El año pasado tomé un cargo como suplente en el comercial N° 1 Joaquín V. González, en la avenida Montes de Oca, en el barrio de Barracas. Nunca había dado clases en escuelas del Estado. La primera vez que crucé el patio, en la puerta de un aula, vi un parlante enorme que sonaba con una música que no recuerdo. ¿Dónde estaban los directivos que no ponían orden? La escuela parecía tomada por los alumnos, las alumnas. En mis clases, a veces los estudiantes llegaban hambrientos, me decían que no podían leer porque tenían hambre y sueño. Otros volvían del recreo con la mirada perdida y alucinada y la mandíbula desencajada. Me costó muchísimo adaptarme, saber que no tenía que imponer respeto sino apenas ganarme el cariño y la amistad de esos chicos y chicas que saben, o creen al menos, que en el futuro no hay nada para ellos que sea bueno.

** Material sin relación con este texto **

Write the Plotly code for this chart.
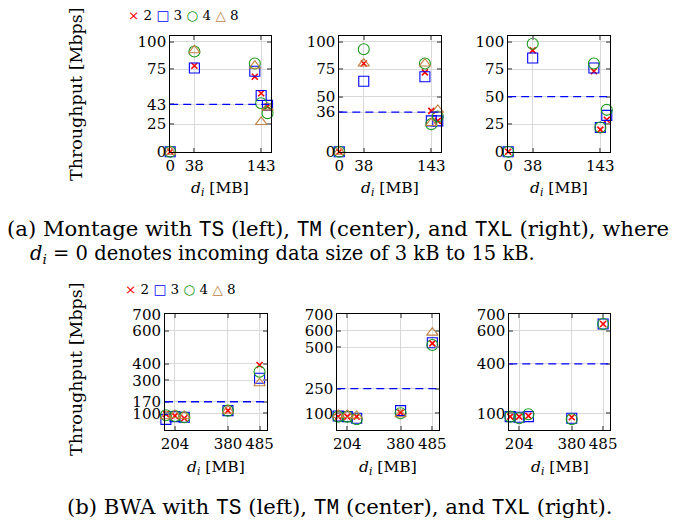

Me di cuenta que demostraban cariño cuando se te colgaban del hombro o te hacían chistes que en cualquier otro contexto hubiera resultado la suspensión inmediata por dos o tres días de la asistencia al colegio. Uno de mis primeros días le pregunté de qué cuadro eran y se me cagaron de risa en la cara, como preguntándose si sabía dónde estaba parado. Todos eran de Boca. Tenía un alumno, ¿cómo se llamaba? Bueno, no me acuerdo el nombre, pero a sus dieciséis años seguía en primero de la secundaria, al lado de chicos de trece y catorce. Un día me mostró videos en el celu de una fiesta en una vecinal a la que lo invitaron a cantar por el día de la madre. Me mostró las letras de canciones que había escrito, me rapeó un tema, me improvisó otro. Le encantaba el trap. Un día me dijo: profe, si yo te contara las cosas que vi… Y algunas me las contó, pero prefiero no reproducirlas. Cuando escucho el disco de Trueno siento que escucho las canciones de este alumno, que es todos los alumnos y todos los cantantes de trap del universo.